Monday, February 25, 2013

Is he our last hope for a complete pull out?


It has long been known that the more militant members of the US government want to continue with an Imperial outpost in Afghanistan after the bulk of the troops are withdrawn. To do this, the Imperialists must get a Status of Forces agreement with Karzai of the Afghans that, among other things, allows for extrality which puts US soldiers above any local laws. The latset move by Karzai of the Afghans would seem to indicate his objection to this.
Afghan officials said Monday that they demanded the pullout of U.S. Special Operations forces from an insurgency-wracked province because the U.S.-backed NATO command here for months has ignored residents’ allegations of severe abuses committed by the elite American troops.

NATO, meanwhile, said its past inquiries found no evidence to support allegations of misconduct by U.S. Special Operations forces in Wardak province, southwest of Kabul.
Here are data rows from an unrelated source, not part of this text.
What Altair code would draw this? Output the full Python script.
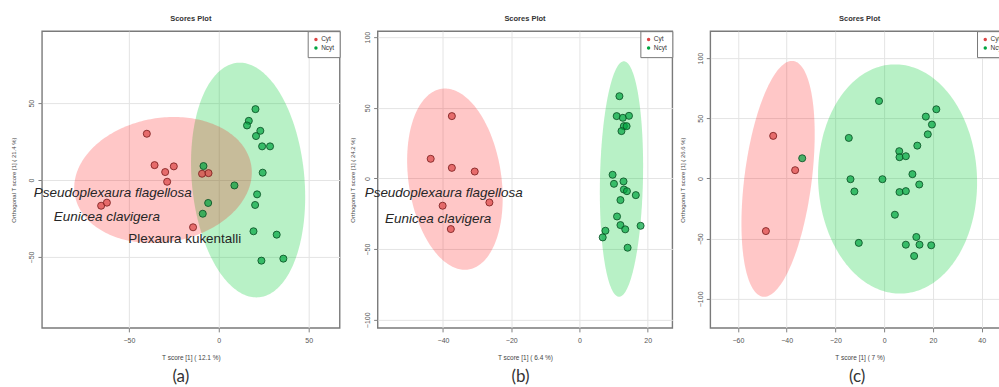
import numpy as np
import pandas as pd
import altair as alt

GROUPS = ["Cyt", "Ncyt"]
POINT_FILL = ["#dc4444", "#00a540"]
POINT_EDGE = ["#7d1f1f", "#0b5226"]
ELLIPSE_FILL = {"Cyt": "#ff0000", "Ncyt": "#00cc33"}
ELLIPSE_OPACITY = {"Cyt": 0.22, "Ncyt": 0.28}
FONT = "Liberation Sans"

# ---------------- panel (a) ----------------
a_cyt_x = [-40.0, -35.7, -25.0, -29.8, -28.7, -65.4, -62.2, -9.3, -5.7, -14.3]
a_cyt_y = [30.1, 9.7, 8.9, 5.2, -1.1, -16.7, -14.7, 4.1, 4.5, -30.7]
a_ncyt_x = [-8.5, 8.7, -5.9, -8.9, 20.4, 16.7, 15.7, 23.1, 20.7, 24.1,
            28.5, 24.4, 21.3, 20.2, 19.3, 32.2, 23.7, 35.9]
a_ncyt_y = [9.1, -3.5, -14.9, -21.9, 46.1, 38.5, 35.5, 32.0, 28.6, 21.9,
            21.9, 4.8, -9.3, -16.2, -33.3, -35.5, -52.4, -51.1]
# confidence ellipses: centre x, centre y, x radius, y radius, x shift of the top
a_ell_cyt = [-31.0, 0.0, 49.0, 41.0, 6.0]
a_ell_ncyt = [16.3, 0.0, 31.4, 76.3, -4.6]
a_x_domain = [-98.3, 67.2]
a_y_domain = [-96.1, 96.8]
a_x_ticks = [-50, 0, 50]
a_y_ticks = [-50, 0, 50]
a_x_title = "T score [1] ( 12.1 %)"
a_y_title = "Orthogonal T score [1] ( 21.4 %)"
a_notes = ["Pseudoplexaura flagellosa", "Eunicea clavigera", "Plexaura kukentalli"]
a_note_x = [-58.9, -62.2, -18.9]
a_note_y = [-8.4, -24.0, -38.3]
a_note_italic = [True, True, False]

# ---------------- panel (b) ----------------
b_cyt_x = [-37.4, -43.6, -37.4, -30.7, -40.1, -26.4, -37.7]
b_cyt_y = [44.1, 13.9, 7.5, 4.9, -19.3, -17.0, -35.8]
b_ncyt_x = [11.7, 10.9, 12.7, 14.5, 13.0, 13.8, 12.3, 9.7, 10.1, 12.9, 13.0,
            13.9, 16.5, 12.0, 11.0, 12.0, 13.4, 17.9, 7.6, 6.8, 14.1]
b_ncyt_y = [58.2, 44.1, 42.9, 44.3, 37.0, 37.0, 33.5, 2.6, -3.8, -2.1, -7.8,
            -9.0, -11.8, -15.3, -26.9, -33.0, -36.0, -33.5, -37.0, -41.7, -49.0]
b_ell_cyt = [-36.5, -0.5, 13.7, 64.1, -2.9]
b_ell_ncyt = [12.3, -0.4, 6.3, 83.3, 0.7]
b_x_domain = [-59.15, 27.2]
b_y_domain = [-105.7, 104.2]
b_x_ticks = [-40, -20, 0, 20]
b_y_ticks = [-100, -50, 0, 50, 100]
b_x_title = "T score [1] ( 6.4 %)"
b_y_title = "Orthogonal T score [1] ( 24.2 %)"
b_notes = ["Pseudoplexaura flagellosa", "Eunicea clavigera"]
b_note_x = [-39.8, -41.4]
b_note_y = [-10.6, -29.0]
b_note_italic = [True, True]

# ---------------- panel (c) ----------------
c_cyt_x = [-45.5, -36.5, -48.5]
c_cyt_y = [35.4, 6.9, -43.7]
c_ncyt_x = [-33.6, -2.1, -14.5, 21.4, 17.1, 19.6, 17.9, 13.6, 6.2, 6.3, 8.9,
            11.6, 14.4, -13.8, -0.7, -12.2, 6.3, 8.9, 4.4, -10.4, 13.2, 8.9,
            14.5, 19.3, 12.3]
c_ncyt_y = [16.8, 64.4, 33.7, 57.5, 51.4, 44.8, 36.7, 27.3, 22.7, 17.7, 18.5,
            3.6, -5.0, -0.6, -0.6, -10.8, -11.3, -10.5, -30.1, -53.5, -48.6,
            -55.0, -55.0, -55.5, -64.4]
c_ell_cyt = [-43.5, -0.3, 13.9, 98.0, 5.7]
c_ell_ncyt = [5.5, -0.4, 32.6, 95.2, -1.0]
c_x_domain = [-71.3, 51.2]
c_y_domain = [-124.1, 122.4]
c_x_ticks = [-60, -40, -20, 0, 20, 40]
c_y_ticks = [-100, -50, 0, 50, 100]
c_x_title = "T score [1] ( 7 %)"
c_y_title = "Orthogonal T score [1] ( 26.6 %)"
c_notes = []
c_note_x = []
c_note_y = []
c_note_italic = []

captions = ["(a)", "(b)", "(c)"]


def ellipse_frame(params):
    cx, cy, rx, ry, kx = params
    t = np.linspace(0, 2 * np.pi, 241)
    return pd.DataFrame({
        "x": cx + rx * np.cos(t) + kx * np.sin(t),
        "y": cy + ry * np.sin(t),
        "k": np.arange(t.size),
    })


def panel(cyt_x, cyt_y, ncyt_x, ncyt_y, ell_cyt, ell_ncyt, x_domain, y_domain,
          x_ticks, y_ticks, x_title, y_title, notes, note_x, note_y, note_italic,
          caption, width, height, title_x, caption_x):
    xenc = alt.X("x:Q", scale=alt.Scale(domain=x_domain, nice=False, zero=False),
                 axis=alt.Axis(values=x_ticks, title=x_title, grid=True,
                               gridColor="#e4e4e4", domain=False,
                               tickColor="#808080", tickSize=4,
                               labelFont=FONT, labelFontSize=7, labelColor="#555",
                               labelPadding=5, titleFont=FONT, titleFontSize=6.5,
                               titleFontWeight="normal", titleColor="#444",
                               titleY=30, titleBaseline="middle"))
    yenc = alt.Y("y:Q", scale=alt.Scale(domain=y_domain, nice=False, zero=False),
                 axis=alt.Axis(values=y_ticks, title=y_title, grid=True,
                               gridColor="#e4e4e4", domain=False,
                               tickColor="#808080", tickSize=4,
                               labelFont=FONT, labelFontSize=7, labelColor="#555",
                               labelAngle=270, labelAlign="center",
                               labelBaseline="bottom", labelPadding=3,
                               titleFont=FONT, titleFontSize=6,
                               titleFontWeight="normal", titleColor="#444",
                               titleX=title_x, titleBaseline="middle"))

    layers = []
    for grp, params in (("Ncyt", ell_ncyt), ("Cyt", ell_cyt)):
        layers.append(
            alt.Chart(ellipse_frame(params)).mark_line(
                fill=ELLIPSE_FILL[grp], fillOpacity=ELLIPSE_OPACITY[grp],
                strokeOpacity=0, strokeWidth=0,
            ).encode(x=xenc, y=yenc, order="k:Q")
        )

    pts = pd.DataFrame({
        "x": list(cyt_x) + list(ncyt_x),
        "y": list(cyt_y) + list(ncyt_y),
        "group": ["Cyt"] * len(cyt_x) + ["Ncyt"] * len(ncyt_x),
    })
    layers.append(
        alt.Chart(pts).mark_circle(size=50, fillOpacity=0.7, strokeWidth=0.9,
                                   strokeOpacity=0.95).encode(
            x=xenc, y=yenc,
            fill=alt.Fill("group:N", scale=alt.Scale(domain=GROUPS, range=POINT_FILL),
                          legend=alt.Legend(title=None, orient="top-right", offset=0,
                                            padding=5, strokeColor="#777",
                                            fillColor="white", labelFont=FONT,
                                            labelFontSize=6.5, labelColor="#333",
                                            symbolType="circle", symbolSize=12,
                                            symbolStrokeWidth=0, rowPadding=1.5,
                                            labelOffset=2, cornerRadius=0)),
            stroke=alt.Stroke("group:N", scale=alt.Scale(domain=GROUPS, range=POINT_EDGE),
                              legend=None),
        )
    )

    if notes:
        nt = pd.DataFrame({"x": note_x, "y": note_y, "label": notes,
                           "italic": note_italic})
        for italic in (True, False):
            sub = nt[nt["italic"] == italic]
            if len(sub):
                layers.append(
                    alt.Chart(sub).mark_text(
                        font=FONT, fontSize=13.5, color="#262626",
                        fontStyle="italic" if italic else "normal",
                        align="center", baseline="middle",
                    ).encode(x=xenc, y=yenc, text="label:N")
                )

    cap = pd.DataFrame({"label": [caption]})
    layers.append(
        alt.Chart(cap).mark_text(font="Lato", fontSize=17, color="#333",
                                 align="center", baseline="middle").encode(
            text="label:N", x=alt.value(caption_x), y=alt.value(346))
    )

    return alt.layer(*layers).properties(
        width=width, height=height,
        title=alt.TitleParams("Scores Plot", font=FONT, fontSize=7.5,
                              fontWeight="bold", color="#333", anchor="middle",
                              frame="group", offset=8),
    )


pa = panel(a_cyt_x, a_cyt_y, a_ncyt_x, a_ncyt_y, a_ell_cyt, a_ell_ncyt, a_x_domain,
           a_y_domain, a_x_ticks, a_y_ticks, a_x_title, a_y_title, a_notes, a_note_x,
           a_note_y, a_note_italic, captions[0], 298, 297, -28, 139)
pb = panel(b_cyt_x, b_cyt_y, b_ncyt_x, b_ncyt_y, b_ell_cyt, b_ell_ncyt, b_x_domain,
           b_y_domain, b_x_ticks, b_y_ticks, b_x_title, b_y_title, b_notes, b_note_x,
           b_note_y, b_note_italic, captions[1], 295, 297, -25, 143)
pc = panel(c_cyt_x, c_cyt_y, c_ncyt_x, c_ncyt_y, c_ell_cyt, c_ell_ncyt, c_x_domain,
           c_y_domain, c_x_ticks, c_y_ticks, c_x_title, c_y_title, c_notes, c_note_x,
           c_note_y, c_note_italic, captions[2], 299, 297, -28, 147)

# the right-hand panel runs past the page edge; the negative right padding
# trims the drawing to the page width instead of shrinking it
chart = (
    alt.hconcat(pa, pb, pc, spacing=38, bounds="flush")
    .resolve_scale(x="independent", y="independent", fill="independent",
                   stroke="independent")
    .resolve_legend(fill="independent", stroke="independent")
    .properties(padding={"left": 10, "top": 14, "right": -12, "bottom": 0},
                background="white")
    .configure_view(stroke="#7a7a7a", strokeWidth=1.4)
)

chart.save("out.html", embed_options={"renderer": "svg", "actions": False})
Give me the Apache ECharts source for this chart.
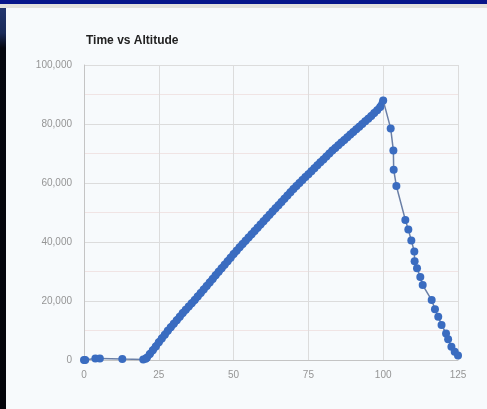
<!DOCTYPE html>
<html>
<head>
<meta charset="utf-8">
<script src="https://cdn.jsdelivr.net/npm/echarts@6/dist/echarts.min.js"></script>
<style>
  html, body { margin: 0; padding: 0; background: #f7fafc; }
  #main { position: absolute; left: 0; top: 0; width: 487px; height: 409px; }
  .topbar { position: absolute; left: 0; top: 0; width: 487px; height: 4px; background: #07168a; z-index: 5; }
  .topband { position: absolute; left: 0; top: 4px; width: 487px; height: 4px; background: #e2e1dc; z-index: 5; }
  .leftstrip { position: absolute; left: 0; top: 8px; width: 6px; height: 401px; z-index: 5;
    background: linear-gradient(to bottom, #22366e 0px, #1a2a58 25px, #05070f 40px, #03040a 100%); }
</style>
</head>
<body>
<div id="main"></div>
<div class="topbar"></div>
<div class="topband"></div>
<div class="leftstrip"></div>
<script>
// time (s) and altitude readings
const timeFlat = [0, 0.4, 3.8, 5.3, 12.8, 19.8, 20.6]
const altFlat = [0, 0, 500, 500, 300, 200, 400]

const timeUp = [21, 22, 23, 24, 25, 26, 27, 28, 29, 30,
  31, 32, 33, 34, 35, 36, 37, 38, 39, 40,
  41, 42, 43, 44, 45, 46, 47, 48, 49, 50,
  51, 52, 53, 54, 55, 56, 57, 58, 59, 60,
  61, 62, 63, 64, 65, 66, 67, 68, 69, 70,
  71, 72, 73, 74, 75, 76, 77, 78, 79, 80,
  81, 82, 83, 84, 85, 86, 87, 88, 89, 90,
  91, 92, 93, 94, 95, 96, 97, 98, 99, 100]
const altUp = [800, 2000, 3300, 4600, 6000, 7300, 8600, 9900, 11100, 12300,
  13500, 14700, 15900, 17000, 18100, 19200, 20300, 21500, 22700, 23900,
  25100, 26300, 27500, 28700, 29900, 31100, 32300, 33500, 34700, 35900,
  37000, 38200, 39300, 40400, 41500, 42600, 43700, 44800, 45900, 47000,
  48100, 49200, 50300, 51400, 52500, 53600, 54700, 55800, 56900, 58000,
  59000, 60000, 61000, 62000, 63000, 64000, 65000, 66000, 67000, 68000,
  69000, 70000, 71000, 71900, 72800, 73700, 74600, 75500, 76400, 77300,
  78200, 79100, 80000, 80900, 81800, 82700, 83700, 84700, 85800, 88000]

const timeDown = [102.5, 103.4, 103.5, 104.4, 107.4, 108.4, 109.4, 110.4, 110.5, 111.3,
  112.4, 113.2, 116.2, 117.3, 118.4, 119.5, 121.0, 121.7, 122.8, 123.9, 125]
const altDown = [78500, 71000, 64500, 59000, 47500, 44200, 40500, 36800, 33500, 31100,
  28100, 25400, 20300, 17200, 14700, 11900, 9000, 7000, 4500, 2800, 1500]

const xTicks = [0, 25, 50, 75, 100, 125]
const yTicks = [0, 20000, 40000, 60000, 80000, 100000]

const times = timeFlat.concat(timeUp, timeDown)
const alts = altFlat.concat(altUp, altDown)
const points = times.map((t, i) => [t, alts[i]])
const upPoints = timeUp.map((t, i) => [t, altUp[i]])

let chart = echarts.init(document.getElementById("main"))
let option = {
    backgroundColor: "#f7fafc",
    animation: false,
    title: {
        text: "Time vs Altitude",
        left: 81,
        top: 30,
        textStyle: { fontSize: 12, fontWeight: "bold", color: "#222", fontFamily: "Liberation Sans" }
    },
    grid: { left: 84, right: 29, top: 65, bottom: 49, containLabel: false },
    xAxis: {
        type: "value",
        min: xTicks[0],
        max: xTicks[xTicks.length - 1],
        interval: 25,
        axisLine: { lineStyle: { color: "#c4c4c4" } },
        axisTick: { show: false },
        axisLabel: { color: "#959595", fontSize: 10, margin: 10, fontFamily: "Liberation Sans" },
        splitLine: { show: true, lineStyle: { color: "#dcdcdc" } }
    },
    yAxis: {
        type: "value",
        min: yTicks[0],
        max: yTicks[yTicks.length - 1],
        interval: 20000,
        axisLine: { show: true, lineStyle: { color: "#c4c4c4" } },
        axisTick: { show: false },
        axisLabel: {
            color: "#959595", fontSize: 10, margin: 12, fontFamily: "Liberation Sans",
            formatter: v => v.toLocaleString("en-US")
        },
        splitLine: { lineStyle: { color: "#dcdcdc" } },
        minorTick: { show: false, splitNumber: 2 },
        minorSplitLine: { show: true, lineStyle: { color: "#f0e4e4" } }
    },
    series: [
        {
            // dense climb reads as one thick stroke
            type: "line",
            data: upPoints,
            showSymbol: false,
            lineStyle: { color: "#3a6cc0", width: 7, cap: "round", join: "round" },
            z: 1
        },
        {
            type: "line",
            data: points,
            symbol: "circle",
            symbolSize: 8,
            itemStyle: { color: "#3a6cc0" },
            lineStyle: { color: "#6a7fa6", width: 1.5 },
            z: 2
        }
    ]
}
chart.setOption(option)
</script>
</body>
</html>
A joint commission of inquiry composed of Afghan and NATO coalition officials is expected to be formed within days to explore the claims raised over the weekend by President Hamid Karzai’s administration — including allegations of the arrest, torture and extrajudicial killing of civilians.

Karzai on Sunday stunned the International Security Assistance Force, as the coalition of foreign forces is known, by ordering all U.S. Special Operations forces to leave Wardak in two weeks, based on allegations that they had been involved in the torture and murder of “innocent people.”

NATO officials would not comment Monday on whether Karzai’s other demand — an immediate halt to Special Operation forces’ activity in Wardak — had been implemented...

It remained unclear on Monday whether Karzai would follow through on his order banning U.S. commandos from Wardak or would, as with past edicts aimed at restricting U.S.-led operations, reach a negotiated agreement with NATO forces.

His order comes at a sensitive time, with the withdrawal of conventional forces from Wardak and elsewhere in Afghanistan making the role played by Special Operations forces there more critical. It threatened to cast a pall on deliberations between the United States and its allies over the scope and price tag of the West’s commitment to Afghanistan after NATO’s mandate for operations in the country expires at the end of 2014.

Last week, Karzai banned his forces from calling in NATO airstrikes in populated areas, citing civilian casualties. But Sunday’s statement was Karzai’s most acerbic in recent months against the international community, following a period during which the Afghan president has been largely conciliatory toward the foreign nations that pay the biggest portion of his government’s bills.
Paying the bills does not give you carte blanche to kill anybody you please and Karzai of the Afghans is trying to look like a leader before he bolts with the cash. Hopefully his last act as a leader will be to not sign a Status of Forces agreement.